John Brooking, who had his $1,000 bicycle stolen in February in Portland, stands with a bicycle he is borrowing from a friend. He has filed a police report, called bike shops and pawn shops with no success. Derek Davis/Staff Photographer

John Brooking had been a bike commuter for 20 years when he locked his bike in Congress Square Park in Portland before catching a show at the State Theatre. He didn’t think twice about weaving his cable lock through the wheel and leaving it there while he enjoyed the show.

When he walked out of the concert, ready to ride the 4 miles home to Westbrook, it was gone.

“I’m usually pretty good at remaining calm, so I just tried to figure out what I should do. Do I try to catch the bus home? Do I call my wife to come and get me? I had to figure out how to get home,” said Brooking, 62.

He jogged to the bus station but missed the last bus. He called his wife. She was already asleep.

“So I ended up walking the whole way home. It felt dramatic,” he said. “I called the police while I walked.”

His $1,000 hybrid bike was among the 16 bicycle thefts reported to the police department in February – and part of a trend police say they’ve seen over the last six months.


Reddit, Facebook and Nextdoor are regularly filled with posts about missing and found bikes. Posters lament the loss of their expensive bikes, toss around theories as to who is behind the thefts, and try to help identify those that were found abandoned.

“Portland didn’t used to be the kind of place where you needed a fancy lock, and I didn’t have any problems until now. It’s definitely picked up. I think it’s because we have more bicyclists here now than we did 20 years ago,” Brooking said.

That’s one theory. Others say that, like any kind of theft, it’s a way to make money.


Bike thefts have been easier to report and track since September, when the Portland Police Department instituted a new online reporting system. Instead of having to call the police and file reports in person, it’s now possible to file a report remotely.

Last year, the department received three to 10 stolen bike reports per month between January and September. In October, the first month after the system was up and running, the department received 33. Monthly reported bike thefts have stayed in the double digits since – with the exception of March, when only nine bikes were reported stolen.


Brad Nadeau, a spokesperson for the department, said it’s difficult to say whether bike thefts are actually up, or if more people have been reporting thefts because of the new system.

“Most people don’t care about filing a report, they just want their bike back. So, most bike thefts go unreported,” Nadeau said.

Even with the new system, he said, reported thefts probably represent only a fraction of the bikes actually stolen from around the city.

Portland police don’t have the resources to track down every stolen bike, Nadeau said.

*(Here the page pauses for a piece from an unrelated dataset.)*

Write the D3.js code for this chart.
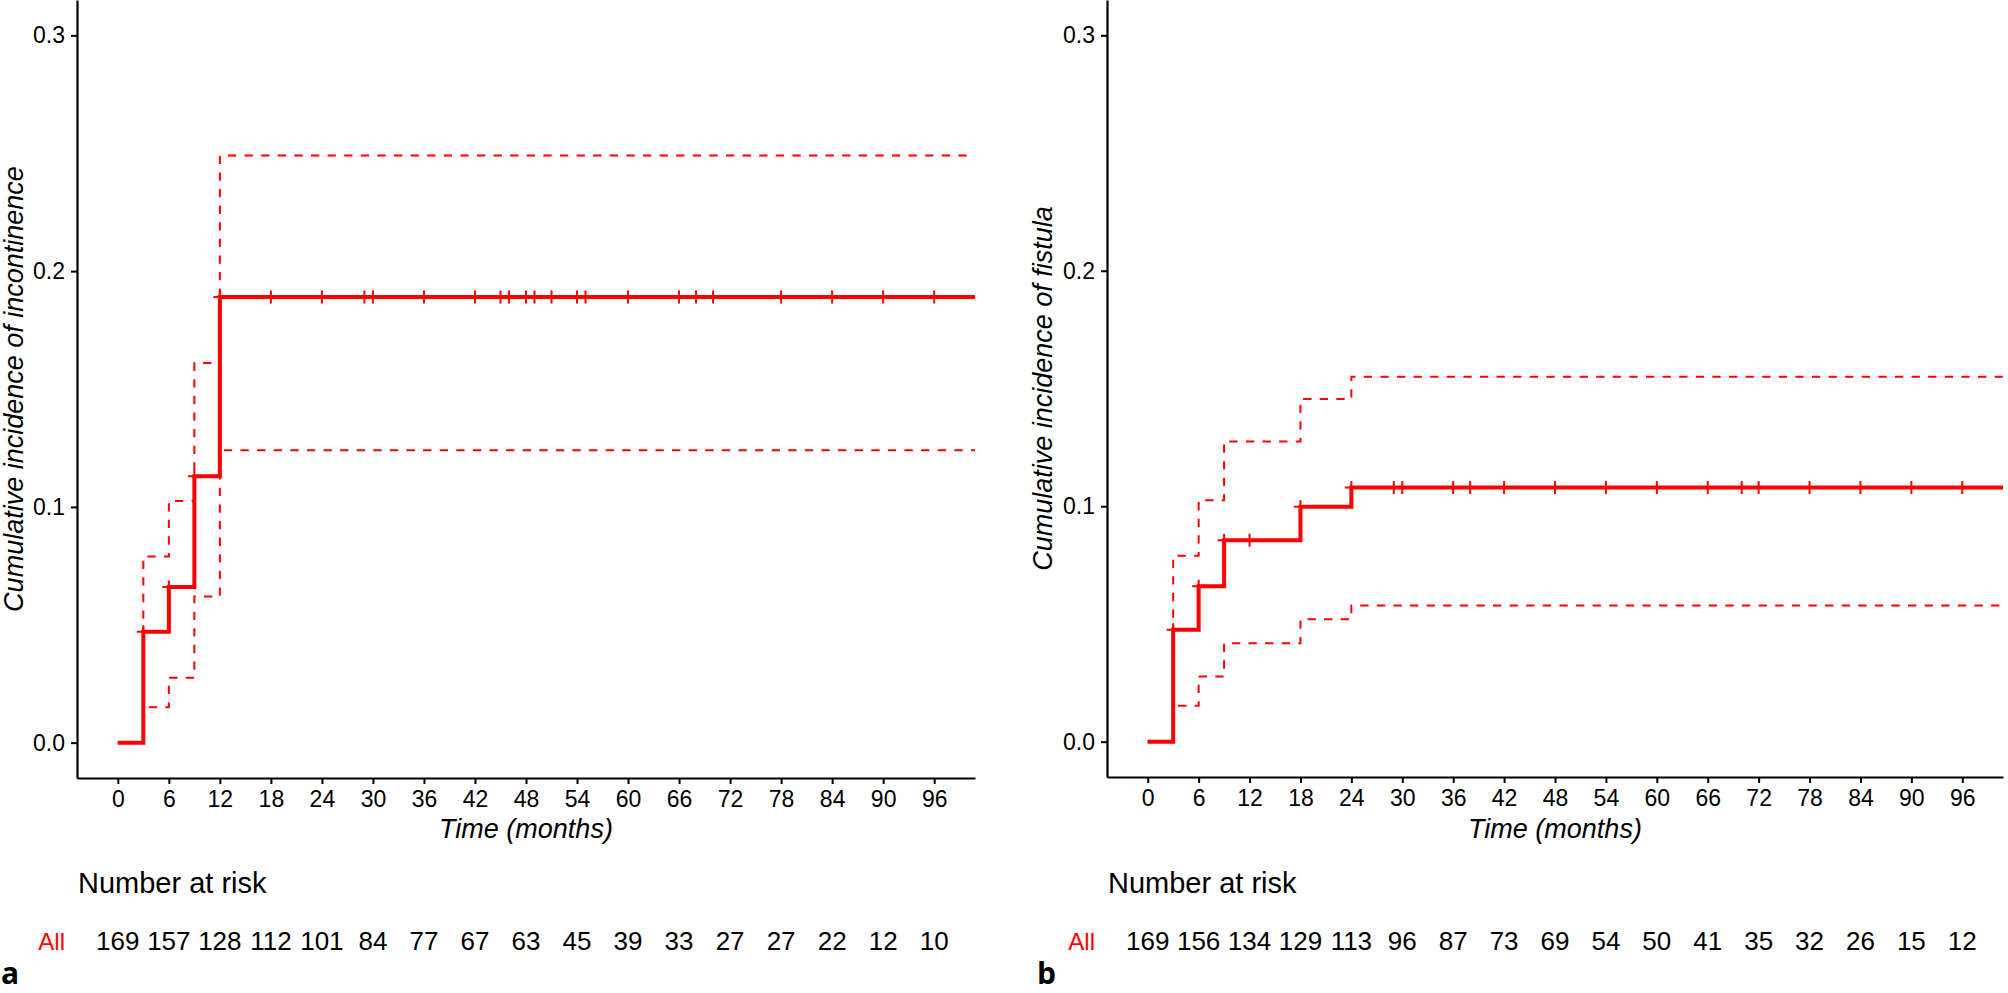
<!DOCTYPE html>
<html>
<head>
<meta charset="utf-8">
<script src="https://cdn.jsdelivr.net/npm/d3@7/dist/d3.min.js"></script>
<style>
  html, body { margin: 0; padding: 0; background: #fff; }
  svg { display: block; }
  text { font-family: "Liberation Sans", Arial, sans-serif; }
  .tick text { font-size: 23px !important; fill: #000; }
</style>
</head>
<body>
<svg id="chart" width="2008" height="993"></svg>
<script>
// ---------- DATA ----------
const xTicks = [0, 6, 12, 18, 24, 30, 36, 42, 48, 54, 60, 66, 72, 78, 84, 90, 96];
const yTicks = [0.0, 0.1, 0.2, 0.3];

// Panel a: incontinence
const timesA = [0, 3, 6, 9, 12];
const estA   = [0, 0.047, 0.066, 0.113, 0.189];
const upperA = [0, 0.079, 0.1025, 0.161, 0.249];
const lowerA = [0, 0.015, 0.0275, 0.062, 0.124];
const censorA = [3, 6, 9, 12, 18, 24, 29, 30, 36, 42, 45, 46, 48, 49, 51, 54, 55, 60, 66, 68, 70, 78, 84, 90, 96];
const riskA = [169, 157, 128, 112, 101, 84, 77, 67, 63, 45, 39, 33, 27, 27, 22, 12, 10];

// Panel b: fistula
const timesB = [0, 3, 6, 9, 18, 24];
const estB   = [0, 0.0475, 0.066, 0.0856, 0.0998, 0.108];
const upperB = [0, 0.079, 0.1025, 0.1275, 0.1455, 0.155];
const lowerB = [0, 0.0153, 0.0277, 0.0418, 0.052, 0.0578];
const censorB = [3, 6, 9, 12, 18, 24, 29, 30, 36, 38, 42, 48, 54, 60, 66, 70, 72, 78, 84, 90, 96];
const riskB = [169, 156, 134, 129, 113, 96, 87, 73, 69, 54, 50, 41, 35, 32, 26, 15, 12];

const panels = [
  { id: "a", ylab: "Cumulative incidence of incontinence", times: timesA, est: estA, upper: upperA, lower: lowerA, censor: censorA, risk: riskA,
    x0: 77, x1: 975, y1: 778, ylabX: 23, tagX: 1 },
  { id: "b", ylab: "Cumulative incidence of fistula", times: timesB, est: estB, upper: upperB, lower: lowerB, censor: censorB, risk: riskB,
    x0: 1107, x1: 2003, y1: 777, ylabX: 1052, tagX: 1037 }
];

const RED = "#ff0000";
const svg = d3.select("#chart");
const xDomain = [-4.8, 100.8];
const yDomain = [-0.015, 0.315];

panels.forEach(p => {
  const g = svg.append("g");
  const x = d3.scaleLinear().domain(xDomain).range([p.x0, p.x1]);
  const y = d3.scaleLinear().domain(yDomain).range([p.y1, 0]);

  const clipId = "clip-" + p.id;
  svg.append("clipPath").attr("id", clipId)
    .append("rect").attr("x", p.x0).attr("y", 0).attr("width", p.x1 - p.x0).attr("height", p.y1);

  const stepLine = d3.line().x(d => x(d[0])).y(d => y(d[1])).curve(d3.curveStepAfter);
  const series = vals => {
    const pts = p.times.map((t, i) => [t, vals[i]]);
    pts.push([xDomain[1], vals[vals.length - 1]]);
    return pts;
  };

  const plot = g.append("g").attr("clip-path", `url(#${clipId})`);

  // confidence bands (dashed)
  [p.upper, p.lower].forEach(v => {
    plot.append("path")
      .attr("d", stepLine(series(v)))
      .attr("fill", "none")
      .attr("stroke", RED)
      .attr("stroke-width", 2)
      .attr("stroke-dasharray", "8.3 8.3");
  });

  // estimate
  plot.append("path")
    .attr("d", stepLine(series(p.est)))
    .attr("fill", "none")
    .attr("stroke", RED)
    .attr("stroke-width", 4);

  // censor marks
  const estAt = t => {
    let v = p.est[0];
    p.times.forEach((tt, i) => { if (tt <= t) v = p.est[i]; });
    return v;
  };
  const half = 6.5;
  plot.selectAll(".cens").data(p.censor).enter().append("path")
    .attr("d", t => {
      const cx = x(t), cy = y(estAt(t));
      return `M${cx - half},${cy}H${cx + half}M${cx},${cy - half}V${cy + half}`;
    })
    .attr("stroke", RED)
    .attr("stroke-width", 2)
    .attr("fill", "none");

  // axes
  const yAxis = d3.axisLeft(y).tickValues(yTicks).tickFormat(d3.format(".1f"))
    .tickSize(6).tickSizeOuter(0).tickPadding(6);
  const ya = g.append("g").attr("transform", `translate(${p.x0},0)`).call(yAxis);

  const xAxis = d3.axisBottom(x).tickValues(xTicks).tickFormat(d3.format("d"))
    .tickSize(6).tickSizeOuter(0).tickPadding(7);
  const xa = g.append("g").attr("transform", `translate(0,${p.y1})`).call(xAxis);

  [ya, xa].forEach(a => {
    a.attr("font-size", 23).attr("font-family", "Liberation Sans");
    a.select(".domain").attr("stroke", "#000").attr("stroke-width", 2.2);
    a.selectAll(".tick line").attr("stroke", "#000").attr("stroke-width", 2);
    a.selectAll(".tick text").attr("fill", "#000").attr("font-size", 23);
  });

  // axis titles
  g.append("text")
    .attr("x", (p.x0 + p.x1) / 2).attr("y", 838)
    .attr("text-anchor", "middle")
    .style("font-size", "27px").style("font-style", "italic")
    .text("Time (months)");

  g.append("text")
    .attr("transform", `translate(${p.ylabX},${p.y1 / 2}) rotate(-90)`)
    .attr("text-anchor", "middle")
    .style("font-size", "27px").style("font-style", "italic")
    .text(p.ylab);

  // risk table
  g.append("text")
    .attr("x", p.x0 + 1).attr("y", 893)
    .style("font-size", "29px")
    .text("Number at risk");

  g.append("text")
    .attr("x", p.x0 - 12).attr("y", 950)
    .attr("text-anchor", "end")
    .attr("fill", RED)
    .style("font-size", "24px")
    .text("All");

  g.selectAll(".risk").data(p.risk).enter().append("text")
    .attr("x", (d, i) => x(xTicks[i]))
    .attr("y", 950)
    .attr("text-anchor", "middle")
    .style("font-size", "26px")
    .text(d => d);

  // panel tag
  g.append("text")
    .attr("x", p.tagX).attr("y", 984)
    .style("font-family", "'Open Sans', 'Liberation Sans', sans-serif")
    .style("font-weight", "bold")
    .style("font-size", "30px")
    .text(p.id);
});
</script>
</body>
</html>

Instead, their protocol is to keep a photo or description of the stolen bike in their system and see if it turns up. Sometimes, patrols will recover abandoned bikes around the city. They can compare serial numbers and descriptions with the missing bikes.

“We have found that many of these bikes are broken down and painted over to obscure them,” Nadeau said.

The department doesn’t have data on how many stolen bikes are recovered and returned to their owners, but Nadeau said reunification is rare.


Brooking said he still doesn’t know what happened to his bike. He called police stations in neighboring communities, pawn shops and bike shops to see if the bike had shown up anywhere. He checked Facebook Marketplace and Craigslist.

It’s been more than a month, and he hasn’t heard any news.


Margaux Lewis, a 21-year-old college student at University of Southern Maine, said at least 15 bikes were stolen from their apartment building downtown in February.

“It was completely wiped,” Lewis said. “Everything that was in there was gone.”

Lewis filed a police report but said their impression was that the police wouldn’t be able to do much. There were no working surveillance cameras in the alley where the bike storage was, and it was unclear how long the bikes had been gone.


Like Brooking, Lewis hasn’t heard anything from the police.

In a release from October, the police department suggested using a U-lock instead of a cable lock, storing bikes indoors, using bike racks, locking bikes in well-lit areas and attaching a GPS tracker.

“I’m a college student; even buying groceries is really difficult,” Lewis said. “My bike was my graduation gift from high school. Even with insurance, I cannot afford to replace it. It was basically like my car.”


A few months ago, Nadeau says, the department suspected some stolen bikes may have been kept at the homeless encampments.

When those encampments were swept by the city, Nadeau said, the department stored recovered bikes for six months and checked them against reports of stolen bikes.


“Unfortunately most bikes at the encampments went through the ‘chop shop’ and were not salvageable. There were many non-functional bikes and bike parts and those were discarded,” city spokesperson Jessica Grondin said in an email.

Grondin said the city is still storing about 10 bikes at the public works facility on Canco Road, waiting to find their owners.

As for why so many bikes are being stolen, many wouldn’t say or only offered broad theories.

“Overall, many are being used for transportation, some are sold, while some are broken down and sold for parts,” Nadeau said.

Patricia O’Donnell, 71, said her bike was stolen over the summer from a shared storage room at her York Street condo. She never reported the theft.

“I thought, ‘If somebody needed it more than I did, then I hope they get some use out of it,’ ” she said.